Tuesday, May 11, 2010

Happy Monday!

(Non sequitur:  Have an audition for a nonprofessional show in a neighboring town. Depending on the director's vision and style, I might actually have a shot at Lady MacBeth. Which is my way of saying I'm going to audition for the play in the hopes that I land the plum female role, rather than committing every weekend in August just to say, "The queen, my lord, is dead.")

Today at work I was binding eight books that had to go to an insurance broker. These books contain all kinds of information relative to the solicitation of insurance. Actually, they were due to the broker last Friday, but the person in charge dragged things out until the last minute. It's his first time putting one of these together, and he's fretted over it to the point where he can barely hand it off. And well, nobody ever meets a deadline at this place. It's insane. My new mantra is "PULL. THE. TRIGGER."

So this morning I took over the copier room, copying and inserting tabs and apologizing to everyone. After an hour I was ready, and  began to punch the first book for binding. Book Dude came in. He stood by me. I had a bad feeling.

"So I have these," he said, holding up three documents. Three double-spread, staple-bound documents. "I was wondering whether we could fit these in."

He was wondering whether he could, oh,  suddenly pull not one, but three, full brochures of over 90 double-sided pages each out of his ass and have me copy and insert them into eight books.

I have a crappy poker face, but I tried my best to appear neutral. I took one document and paged through. The paper was very thin - bad for copying. It would have to be done slowly, manually. There were a lot of pages. I cursed in my head. I debated going home sick. Faking an ulcer. Perhaps a seizure.

"Can you do it?" he asked.

"I can do whatever you want," I replied, trying to keep my voice neutral, suspecting I was failing. "What you need to decide is how important it is to get these to the broker soon."

Wait. These were annual reports.

"We're publicly traded," I said. "These should be on the website."

My cubicle neighbor overheard us searching online and mentioned that he had them on his machine. God love him.

I commandeered three machines and ran back and forth down the hall between copy machines, stacking and sorting. A coworker helped me fudge three tabs with labels to fit in with the pre-printed tabs for the document center. (We do our own production to save money. The department head is frugal.) At one point, we asked Book Dude if he wanted the inserts in ascending or descending chronological order.

"What do you mean?"

"Do you want it to go 2008, 2009 reports and  2010 notice, or 2010 notice, 2009 and 2008 reports?"

"2008, 2009, 2010."

Walking back to the copier room, the other woman and I reflected that this was perhaps the fastest decision made by anyone in the department's history.

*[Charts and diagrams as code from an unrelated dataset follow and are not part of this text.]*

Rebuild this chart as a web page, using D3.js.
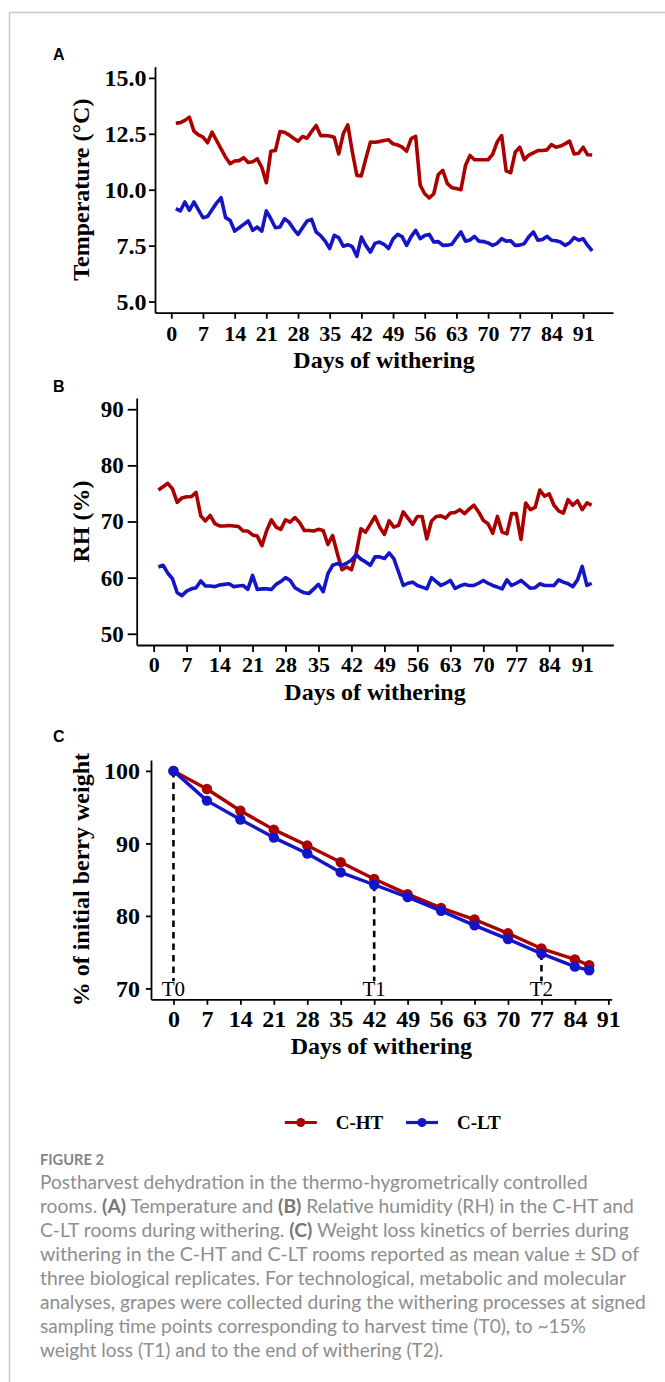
<!DOCTYPE html>
<html>
<head>
<meta charset="utf-8">
<script src="https://cdn.jsdelivr.net/npm/d3@7"></script>
<style>
  body { margin: 0; background: #fff; }
  svg text { font-family: 'Liberation Serif', 'Times New Roman', serif; }
</style>
</head>
<body>
<svg id="fig" width="665" height="1382"></svg>
<script>
// ---- data ----
const days = [
  1, 2, 3, 4, 5, 6, 7, 8, 9, 10, 11, 12, 13, 14, 15, 16, 17, 18, 19, 20,
  21, 22, 23, 24, 25, 26, 27, 28, 29, 30, 31, 32, 33, 34, 35, 36, 37, 38, 39, 40,
  41, 42, 43, 44, 45, 46, 47, 48, 49, 50, 51, 52, 53, 54, 55, 56, 57, 58, 59, 60,
  61, 62, 63, 64, 65, 66, 67, 68, 69, 70, 71, 72, 73, 74, 75, 76, 77, 78, 79, 80,
  81, 82, 83, 84, 85, 86, 87, 88, 89, 90, 91, 92, 93
];

const tempHT = [
  12.97, 13.0, 13.1, 13.24, 12.62, 12.45, 12.35, 12.1, 12.57, 12.2,
  11.83, 11.45, 11.16, 11.28, 11.3, 11.43, 11.22, 11.25, 11.38, 11.0,
  10.31, 11.72, 11.75, 12.6, 12.57, 12.45, 12.3, 12.17, 12.38, 12.3,
  12.6, 12.87, 12.42, 12.42, 12.4, 12.35, 11.6, 12.5, 12.9, 11.7,
  10.64, 10.62, 11.4, 12.13, 12.12, 12.15, 12.2, 12.23, 12.05, 12.0,
  11.9, 11.72, 12.28, 12.38, 10.2, 9.82, 9.63, 9.82, 10.68, 10.86,
  10.27, 10.09, 10.05, 10.0, 11.08, 11.53, 11.34, 11.34, 11.34, 11.34,
  11.58, 12.13, 12.42, 10.83, 10.76, 11.68, 11.9, 11.34, 11.55, 11.65,
  11.75, 11.75, 11.78, 12.02, 11.9, 11.95, 12.05, 12.17, 11.6, 11.63,
  11.9, 11.56, 11.55
];
const tempLT = [
  9.15, 9.05, 9.45, 9.08, 9.45, 9.1, 8.75, 8.8, 9.1, 9.4,
  9.64, 8.75, 8.63, 8.15, 8.3, 8.45, 8.6, 8.18, 8.33, 8.15,
  9.05, 8.7, 8.3, 8.33, 8.7, 8.55, 8.25, 8.0, 8.3, 8.6,
  8.67, 8.11, 7.95, 7.7, 7.37, 7.96, 7.86, 7.47, 7.54, 7.45,
  7.02, 7.88, 7.5, 7.21, 7.6, 7.66, 7.56, 7.37, 7.8, 8.0,
  7.9, 7.51, 7.9, 8.18, 7.81, 7.95, 8.0, 7.66, 7.68, 7.51,
  7.52, 7.56, 7.85, 8.11, 7.7, 7.75, 7.91, 7.7, 7.68, 7.62,
  7.51, 7.6, 7.81, 7.7, 7.72, 7.51, 7.52, 7.59, 7.9, 8.11,
  7.74, 7.77, 7.91, 7.74, 7.72, 7.66, 7.51, 7.62, 7.86, 7.74,
  7.81, 7.51, 7.26
];

const rhHT = [
  75.6, 76.2, 76.8, 75.8, 73.4, 74.2, 74.4, 74.4, 75.2, 71.0,
  70.1, 71.1, 69.6, 69.2, 69.2, 69.3, 69.2, 69.1, 68.3, 68.3,
  67.6, 67.4, 65.7, 68.4, 70.3, 69.0, 68.6, 70.3, 69.9, 70.7,
  69.8, 68.4, 68.4, 68.3, 68.6, 68.4, 65.9, 67.5, 64.3, 61.4,
  61.9, 61.4, 64.3, 68.7, 68.1, 69.5, 70.9, 69.0, 67.7, 70.1,
  69.0, 69.3, 71.7, 70.6, 69.5, 70.9, 70.9, 66.9, 70.1, 70.9,
  71.0, 70.6, 71.5, 71.6, 72.1, 71.4, 72.2, 72.9, 71.7, 70.2,
  69.6, 67.9, 70.9, 68.1, 67.8, 71.4, 71.4, 66.8, 73.3, 72.1,
  72.5, 75.6, 74.5, 74.9, 72.9, 71.9, 71.5, 73.9, 72.9, 73.7,
  72.1, 73.3, 72.9
];
const rhLT = [
  61.9, 62.2, 60.8, 59.8, 57.3, 56.8, 57.6, 58.0, 58.2, 59.4,
  58.5, 58.5, 58.4, 58.7, 58.8, 58.9, 58.4, 58.5, 58.6, 57.9,
  60.4, 57.9, 58.0, 58.0, 57.9, 58.8, 59.3, 60.0, 59.5, 58.2,
  57.7, 57.3, 57.2, 58.0, 58.8, 57.5, 60.7, 62.2, 62.5, 62.2,
  62.6, 63.1, 64.1, 63.3, 62.8, 62.2, 63.7, 63.7, 63.4, 64.4,
  63.4, 61.0, 58.6, 59.0, 59.2, 58.6, 58.3, 58.0, 60.0, 59.3,
  58.6, 59.0, 59.5, 58.1, 58.5, 58.8, 58.6, 58.6, 59.0, 59.5,
  59.0, 58.6, 58.3, 58.0, 59.6, 58.6, 59.0, 59.5, 58.8, 58.1,
  58.2, 58.9, 58.6, 58.6, 58.6, 59.6, 59.2, 58.9, 58.4, 59.6,
  62.0, 58.6, 59.0
];

const weightDays = [0, 7, 14, 21, 28, 35, 42, 49, 56, 63, 70, 77, 84, 87];
const weightHT = [100, 97.5, 94.5, 91.9, 89.7, 87.4, 85.1, 83.0, 81.1, 79.5, 77.6, 75.5, 74.0, 73.2];
const weightLT = [100, 95.9, 93.3, 90.8, 88.6, 86.0, 84.3, 82.6, 80.7, 78.7, 76.8, 74.8, 73.0, 72.5];

const samplingLabels = ['T0', 'T1', 'T2'];
const samplingDays = [0, 42, 77];

const dayTicks = [0, 7, 14, 21, 28, 35, 42, 49, 56, 63, 70, 77, 84, 91];
const tempTicks = [5, 7.5, 10, 12.5, 15];
const rhTicks = [50, 60, 70, 80, 90];
const weightTicks = [70, 80, 90, 100];

const seriesNames = ['C-HT', 'C-LT'];
const seriesColors = ['#ab0000', '#1515c8'];

const captionTitle = 'FIGURE 2';
const captionLines = [
  'Postharvest dehydration in the thermo-hygrometrically controlled',
  'rooms. (A) Temperature and (B) Relative humidity (RH) in the C-HT and',
  'C-LT rooms during withering. (C) Weight loss kinetics of berries during',
  'withering in the C-HT and C-LT rooms reported as mean value \u00b1 SD of',
  'three biological replicates. For technological, metabolic and molecular',
  'analyses, grapes were collected during the withering processes at signed',
  'sampling time points corresponding to harvest time (T0), to ~15%',
  'weight loss (T1) and to the end of withering (T2).'
];

// ---- drawing ----
const svg = d3.select('#fig');

// page frame
svg.append('line').attr('x1', 9.5).attr('y1', 12.5).attr('x2', 665).attr('y2', 12.5)
  .attr('stroke', '#c6c6c6').attr('stroke-width', 1.5);
svg.append('line').attr('x1', 9.5).attr('y1', 12.5).attr('x2', 9.5).attr('y2', 1382)
  .attr('stroke', '#c6c6c6').attr('stroke-width', 1.5);

function drawPanel(opt) {
  const g = svg.append('g');
  const x = d3.scaleLinear().domain(opt.xDomain).range([opt.left, opt.right]);
  const y = d3.scaleLinear().domain(opt.yDomain).range([opt.bottom, opt.top]);

  // panel letter
  g.append('text')
    .attr('x', 53).attr('y', opt.letterY)
    .style('font-family', "'Liberation Sans', Arial, sans-serif")
    .style('font-weight', 'bold').style('font-size', '16px')
    .text(opt.letter);

  const xAxis = d3.axisBottom(x).tickValues(dayTicks)
    .tickSize(opt.xTick).tickPadding(opt.xPad).tickSizeOuter(0);
  const yAxis = d3.axisLeft(y).tickValues(opt.yTicks).tickFormat(opt.yFormat)
    .tickSize(opt.yTick).tickPadding(opt.yPad).tickSizeOuter(0);

  const gx = g.append('g').attr('transform', `translate(0,${opt.bottom})`).call(xAxis);
  const gy = g.append('g').attr('transform', `translate(${opt.left},0)`).call(yAxis);
  [[gx, opt.xFont], [gy, opt.yFont]].forEach(([a, size]) => {
    a.select('.domain').attr('stroke', '#000').attr('stroke-width', 1.8);
    a.selectAll('.tick line').attr('stroke', '#000').attr('stroke-width', 1.8);
    a.selectAll('.tick text')
      .attr('fill', '#000')
      .style('font-family', "'Liberation Serif', 'Times New Roman', serif")
      .style('font-weight', 'bold')
      .style('font-size', size + 'px');
  });

  // axis titles
  g.append('text')
    .attr('x', (opt.left + opt.right) / 2).attr('y', opt.xTitleY)
    .attr('text-anchor', 'middle')
    .style('font-weight', 'bold').style('font-size', '24px')
    .text('Days of withering');
  g.append('text')
    .attr('transform', `translate(${opt.yTitleX},${(opt.top + opt.bottom) / 2}) rotate(-90)`)
    .attr('text-anchor', 'middle')
    .style('font-weight', 'bold').style('font-size', '24px')
    .text(opt.yTitle);

  return { g, x, y };
}

function drawSeries(p, xs, ys, color, width) {
  const pts = xs.map((d, i) => ({ d, v: ys[i] }));
  const line = d3.line().x(d => p.x(d.d)).y(d => p.y(d.v));
  p.g.append('path')
    .datum(pts)
    .attr('d', line)
    .attr('fill', 'none')
    .attr('stroke', color)
    .attr('stroke-width', width)
    .attr('stroke-linejoin', 'round')
    .attr('stroke-linecap', 'butt');
  return pts;
}

// Panel A - temperature
const pA = drawPanel({
  letter: 'A', letterY: 60,
  left: 155, right: 613, top: 66.7, bottom: 312.7,
  xDomain: [-3.6, 97.6], yDomain: [4.5, 15.5],
  yTicks: tempTicks, yFormat: d3.format('.1f'),
  xTick: 6, xPad: 7, yTick: 6, yPad: 2.5, xFont: 22, yFont: 24,
  xTitleY: 368, yTitleX: 89, yTitle: 'Temperature (\u00b0C)'
});
drawSeries(pA, days, tempHT, seriesColors[0], 3.6);
drawSeries(pA, days, tempLT, seriesColors[1], 3.6);

// Panel B - relative humidity
const pB = drawPanel({
  letter: 'B', letterY: 392,
  left: 136.7, right: 613.3, top: 398, bottom: 645,
  xDomain: [-3.6, 97.6], yDomain: [48, 92],
  yTicks: rhTicks, yFormat: d3.format('d'),
  xTick: 7, xPad: 4.5, yTick: 9, yPad: 4, xFont: 22, yFont: 23,
  xTitleY: 700, yTitleX: 89, yTitle: 'RH (%)'
});
drawSeries(pB, days, rhHT, seriesColors[0], 3.6);
drawSeries(pB, days, rhLT, seriesColors[1], 3.6);

// Panel C - weight loss
const pC = drawPanel({
  letter: 'C', letterY: 742,
  left: 151, right: 611.7, top: 760, bottom: 999.3,
  xDomain: [-4.7, 91.7], yDomain: [68.5, 101.5],
  yTicks: weightTicks, yFormat: d3.format('d'),
  xTick: 5.5, xPad: 5, yTick: 5, yPad: 6, xFont: 24, yFont: 24,
  xTitleY: 1054, yTitleX: 89, yTitle: '% of initial berry weight'
});

// sampling markers
samplingDays.forEach((day, i) => {
  const idx = weightDays.indexOf(day);
  pC.g.append('line')
    .attr('x1', pC.x(day)).attr('x2', pC.x(day))
    .attr('y1', pC.y(weightLT[idx])).attr('y2', pC.y(71))
    .attr('stroke', '#000').attr('stroke-width', 2.6)
    .attr('stroke-dasharray', '6.5,5');
  pC.g.append('text')
    .attr('x', pC.x(day)).attr('y', pC.y(70))
    .attr('dy', '0.35em')
    .attr('text-anchor', 'middle')
    .style('font-size', '21px')
    .text(samplingLabels[i]);
});

[weightHT, weightLT].forEach((vals, s) => {
  const pts = drawSeries(pC, weightDays, vals, seriesColors[s], 3.4);
  pC.g.selectAll(null)
    .data(pts)
    .enter()
    .append('circle')
    .attr('cx', d => pC.x(d.d))
    .attr('cy', d => pC.y(d.v))
    .attr('r', 5.2)
    .attr('fill', seriesColors[s]);
});

// legend
const legendX = [284.8, 406];
const legend = svg.append('g').attr('transform', 'translate(0,1122.5)');
seriesNames.forEach((name, i) => {
  const lx = legendX[i];
  legend.append('line')
    .attr('x1', lx).attr('x2', lx + 32).attr('y1', 0).attr('y2', 0)
    .attr('stroke', seriesColors[i]).attr('stroke-width', 3.2);
  legend.append('circle')
    .attr('cx', lx + 16).attr('cy', 0).attr('r', 4.5)
    .attr('fill', seriesColors[i]);
  legend.append('text')
    .attr('x', lx + 51).attr('y', 0).attr('dy', '0.35em')
    .style('font-weight', 'bold').style('font-size', '19px')
    .text(name);
});

// caption
const cap = svg.append('g');
cap.append('text')
  .attr('x', 40).attr('y', 1164.5)
  .attr('fill', '#858585')
  .attr('textLength', 64).attr('lengthAdjust', 'spacingAndGlyphs')
  .style('font-family', "Lato, 'Open Sans', sans-serif")
  .style('font-size', '15px').style('font-weight', 'bold')
  .text(captionTitle);

const lineEnds = [587.6, 633.8, 628.7, 639, 626, 645.8, 585.9, 443.3];
captionLines.forEach((ln, i) => {
  const t = cap.append('text')
    .attr('x', 40).attr('y', 1188.5 + i * 24)
    .attr('fill', '#8e8e8e')
    .attr('textLength', lineEnds[i] - 40)
    .attr('lengthAdjust', 'spacingAndGlyphs')
    .style('font-family', "Lato, 'Open Sans', sans-serif")
    .style('font-size', '18.5px');
  ln.split(/(\([ABC]\))/).forEach(part => {
    if (!part) return;
    const bold = /^\([ABC]\)$/.test(part);
    t.append('tspan')
      .style('font-weight', bold ? 'bold' : 'normal')
      .attr('fill', bold ? '#777777' : '#8e8e8e')
      .text(part);
  });
});
</script>
</body>
</html>
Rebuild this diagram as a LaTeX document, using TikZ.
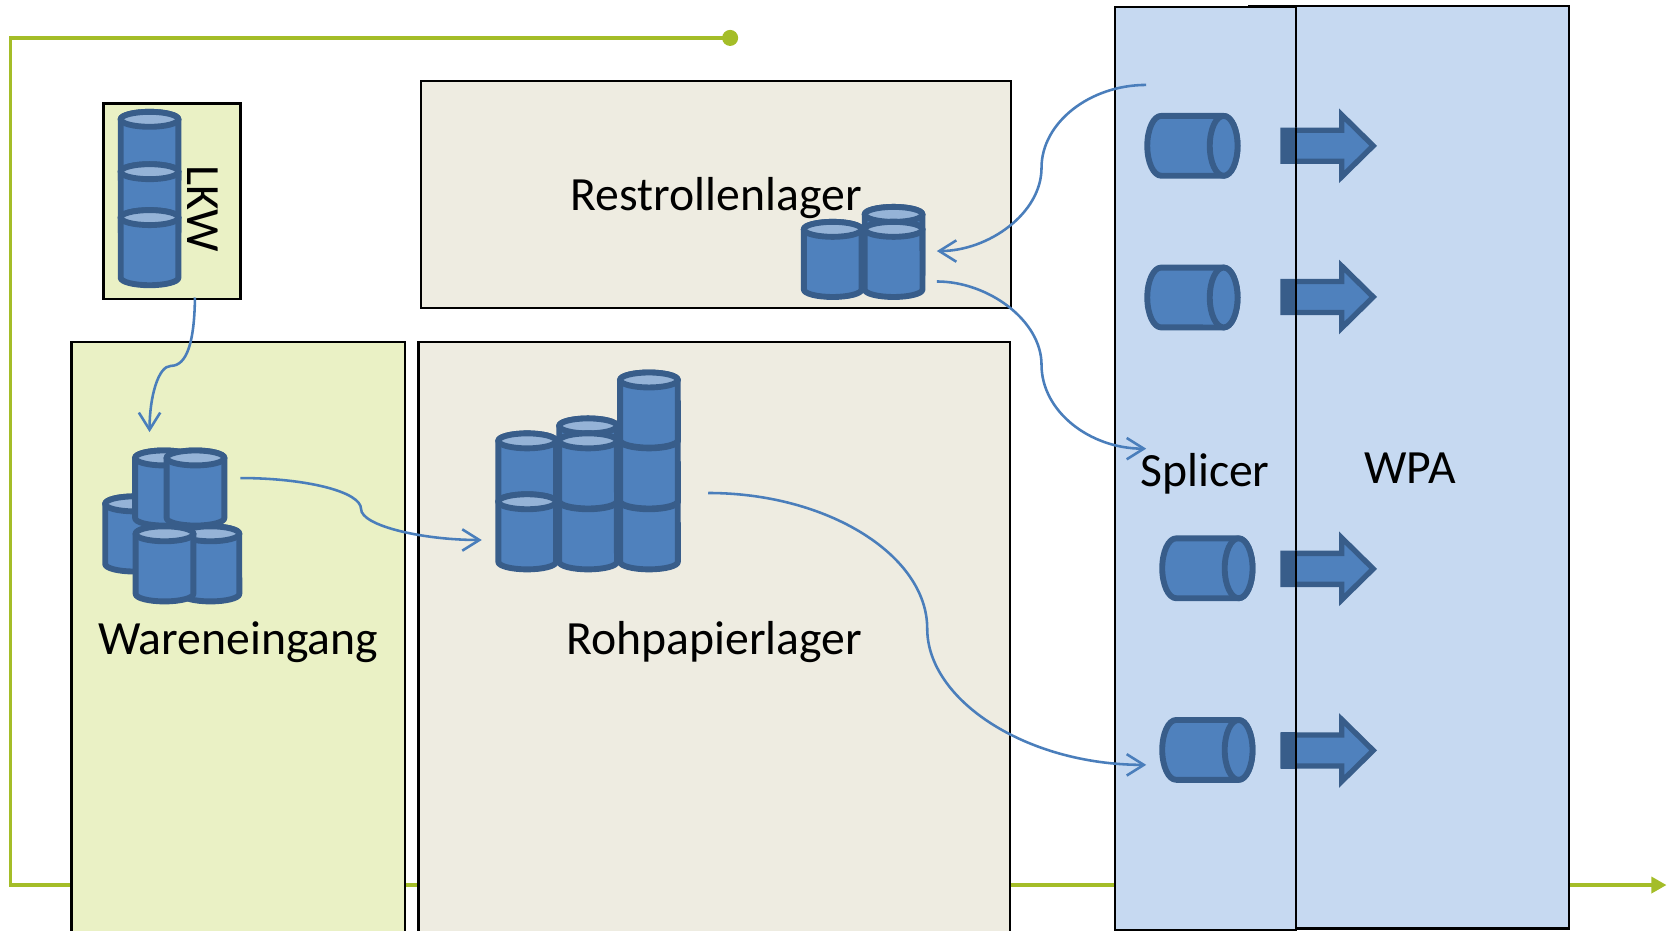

A half-hour later, and I was again attempting to bind the first book, now with three extra sections and tabs.

The binder comb was too small. We had none larger. I called the document center. They didn't have any larger. I stood, head down, racing through strategies. Not for the first time, I wished I'd been a stuntwoman. Less stress.

A co-worker came up with a solution: Put the inserts on a CD and insert the CD in a pocket in the back. God love her. She started burning CDs while I bound the books.

So I threw about two reams of paper into the recycling bin.

Book Dude was very grateful, and I congratulated him on getting his first book done. I am proud that I remained calm and helpful, but he is buying me a bagel tomorrow.

2 comments:

SP said...

You got the best job for meeting guys.

JC said...

Oh, the number of bored married men who check me out constantly is ridiculous. Almost as ridiculous as the married women who pity me.